No researcher publishes the path. No company documents the trial-and-error. Here, the complete journey exists as a verifiable, studyable dataset — with independent research value beyond the technical content itself.
For the People Who Made the Prediction
What is the evaluation standard for a one-person unicorn? Is it the same as a 500-person company? If so — what does "one-person" mean?
Should evaluation be based on output rather than input — what was built, rather than who built it, where, and with what funding?
When someone discovers 8 critical vulnerabilities threatening millions of users — should a geographic filter prevent that from being heard?

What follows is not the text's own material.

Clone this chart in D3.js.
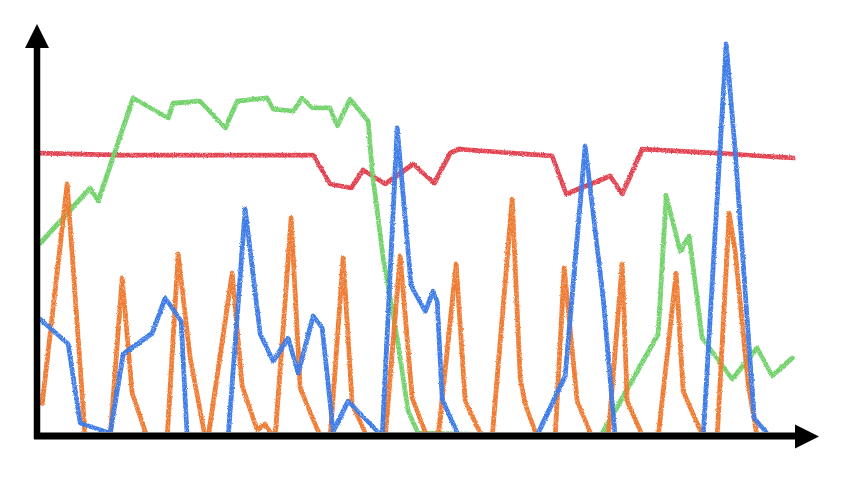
<!DOCTYPE html>
<html>
<head>
<meta charset="utf-8">
<script src="https://cdn.jsdelivr.net/npm/d3@7"></script>
<style>
  html, body { margin: 0; padding: 0; background: #fff; }
  svg { display: block; }
</style>
</head>
<body>
<svg id="chart" width="850" height="478"></svg>
<script>
// ---- data (x = time step, y = value) ----
const orangeX = [2,27,45,70,82,92,107,127,138,150,165,168,192,202,217,225,233,235,251,260,277,282,290,303,312,327,345,360,372,387,398,416,425,442,452,472,480,485,497,515,524,537,552,568,582,587,603,618,636,643,663,677,689,695,708,717];
const orangeY = [8.3,63.3,0,0,39.8,11,0,0,45.8,19.8,0,0,41,12.8,1.8,3.3,0,0,54.8,12.3,2,0,0,44.8,8.3,0,0,45.3,9.8,0,0,43.3,9,0,0,59.5,14.8,8.3,0,0,42.3,9,0,0,43.3,9,0,0,41,11.5,0,0,56,46.5,13.3,0];

const blueX = [0,28,40,70,83,112,125,141,147,188,205,220,233,248,258,273,282,293,308,337,342,357,371,385,393,397,402,419,496,525,545,563,575,663,686,695,714,730];
const blueY = [29.5,23.3,3.5,1,20.8,26,34.8,29,0,0,57,25.8,19,24.8,16,30.3,27.3,1.5,9,1.5,0,77.3,37.8,31.5,36.5,34,9.5,0,0,15.3,72.8,34.8,0,0,98.3,71.5,4.8,0];

const greenX = [0,50,58,93,128,133,160,185,197,227,233,253,262,272,290,297,310,328,332,343,357,368,378,560,618,626,640,649,662,692,717,732,752];
const greenY = [48.5,62.3,59,84.8,79.8,83.5,84,77.3,84,84.8,82,81.5,84.8,82.3,82.3,77.8,84.5,79,66.5,44.8,24.8,6.5,1,0,25.8,60.5,46.5,50.3,24.8,14.5,22.3,15.3,19.8];

const redX = [0,80,160,273,290,311,323,345,373,394,410,418,512,526,570,582,602,677,753];
const redY = [71,70.5,70.5,70.5,63.3,62.3,66.8,63.3,68.3,63.5,71,72,70.3,60.8,65.3,60.8,72,71,69.8];

const series = [
  { name: "red",    xs: redX,    ys: redY,    color: "#e2414f" },
  { name: "green",  xs: greenX,  ys: greenY,  color: "#72d26b" },
  { name: "orange", xs: orangeX, ys: orangeY, color: "#ef7a30" },
  { name: "blue",   xs: blueX,   ys: blueY,   color: "#3c7be8" }
];

// ---- layout ----
const svg = d3.select("#chart");
const x = d3.scaleLinear().domain([0, 753]).range([40, 793]);
const y = d3.scaleLinear().domain([0, 100]).range([437, 37]);

// rough pencil filter
const defs = svg.append("defs");
const f = defs.append("filter").attr("id", "rough")
  .attr("x", "-5%").attr("y", "-5%").attr("width", "110%").attr("height", "110%");
f.append("feTurbulence").attr("type", "fractalNoise").attr("baseFrequency", 0.9)
  .attr("numOctaves", 2).attr("seed", 3).attr("result", "noise");
f.append("feDisplacementMap").attr("in", "SourceGraphic").attr("in2", "noise")
  .attr("scale", 2.4).attr("xChannelSelector", "R").attr("yChannelSelector", "G").attr("result", "disp");
f.append("feTurbulence").attr("type", "fractalNoise").attr("baseFrequency", 1.6)
  .attr("numOctaves", 1).attr("seed", 7).attr("result", "grain");
f.append("feColorMatrix").attr("in", "grain").attr("type", "matrix")
  .attr("values", "0 0 0 0 0  0 0 0 0 0  0 0 0 0 0  0 0 0 -1.8 1.9").attr("result", "grainA");
f.append("feComposite").attr("in", "disp").attr("in2", "grainA").attr("operator", "in");

const clip = defs.append("clipPath").attr("id", "plotclip");
clip.append("rect").attr("x", 38).attr("y", 20).attr("width", 790).attr("height", 412);

const line = d3.line().x(d => x(d[0])).y(d => y(d[1])).curve(d3.curveLinear);

const outer = svg.append("g").attr("clip-path", "url(#plotclip)");
const g = outer.append("g");
series.forEach((s, si) => {
  const pts = s.xs.map((v, i) => [v, s.ys[i]]);
  const sg = g.append("g").attr("filter", "url(#rough)");
  sg.append("path").datum(pts)
    .attr("d", line)
    .attr("fill", "none")
    .attr("stroke", s.color)
    .attr("stroke-width", 4.4)
    .attr("stroke-linejoin", "round")
    .attr("stroke-linecap", "round");
  sg.append("path").datum(pts)
    .attr("d", line)
    .attr("transform", "translate(0.9,0.8)")
    .attr("fill", "none")
    .attr("stroke", s.color)
    .attr("stroke-opacity", 0.85)
    .attr("stroke-width", 3.4)
    .attr("stroke-linejoin", "round")
    .attr("stroke-linecap", "round");
});

// ---- axes with arrows ----
const ax = svg.append("g");
ax.append("line").attr("x1", 37).attr("y1", 46).attr("x2", 37).attr("y2", 439)
  .attr("stroke", "#000").attr("stroke-width", 6.5);
ax.append("line").attr("x1", 34).attr("y1", 436).attr("x2", 797).attr("y2", 436)
  .attr("stroke", "#000").attr("stroke-width", 7);
ax.append("path").attr("d", d3.line()([[25, 48], [37, 24], [49, 48]]) + "Z").attr("fill", "#000");
ax.append("path").attr("d", d3.line()([[795, 424.5], [819, 436.5], [795, 448.5]]) + "Z").attr("fill", "#000");
</script>
</body>
</html>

If the one-person unicorn is real, whose responsibility is it to build the infrastructure for recognizing it — the person who builds, or the industry that predicted it?
When the next one-person founder appears — from anywhere in the world — what will your system's answer be?
Was the one-person unicorn a genuine forecast — or a headline? If it was genuine, where is the structure to support it?
Forward
If "one-person unicorn" is more than a headline, several shifts are required:
Separate output from presentation. Value should be judged on what is built — not how polished the external layers are.
Acknowledge compression limits. One person cannot perform 15 team-level roles at peak quality simultaneously. Expect depth in output, not perfection in packaging.
Understand the real role of agents. Agents reduce execution load. They do not replace judgment, discovery, or cross-domain synthesis.
Rethink evaluation signals. Output per person. Output per unit time. Depth versus surface polish. Constraint-to-output ratio. These are the metrics that matter now.
What would a fair evaluation framework actually look like? Here is an outline:
How many levels of complexity does the work span? Surface features, or system-level architecture?
How many independent domains are covered simultaneously? One vertical, or cross-domain integration?
How long did it take relative to traditional benchmarks? What is the efficiency multiplier?
Under what conditions was this produced? Resources, access, infrastructure, geography?
Is there a way to independently verify claims? Falsifiability questions, hashes, logs, third-party validations?
Is the path from zero to output documented? Can the process be studied, not just the result?
These six signals tell you more about a one-person venture than team size, funding, or office address ever could.
I didn't just build within the system. I reached its edge. Now we can define what comes next — together.
It's entirely possible that it already exists — and we simply don't know how to see it.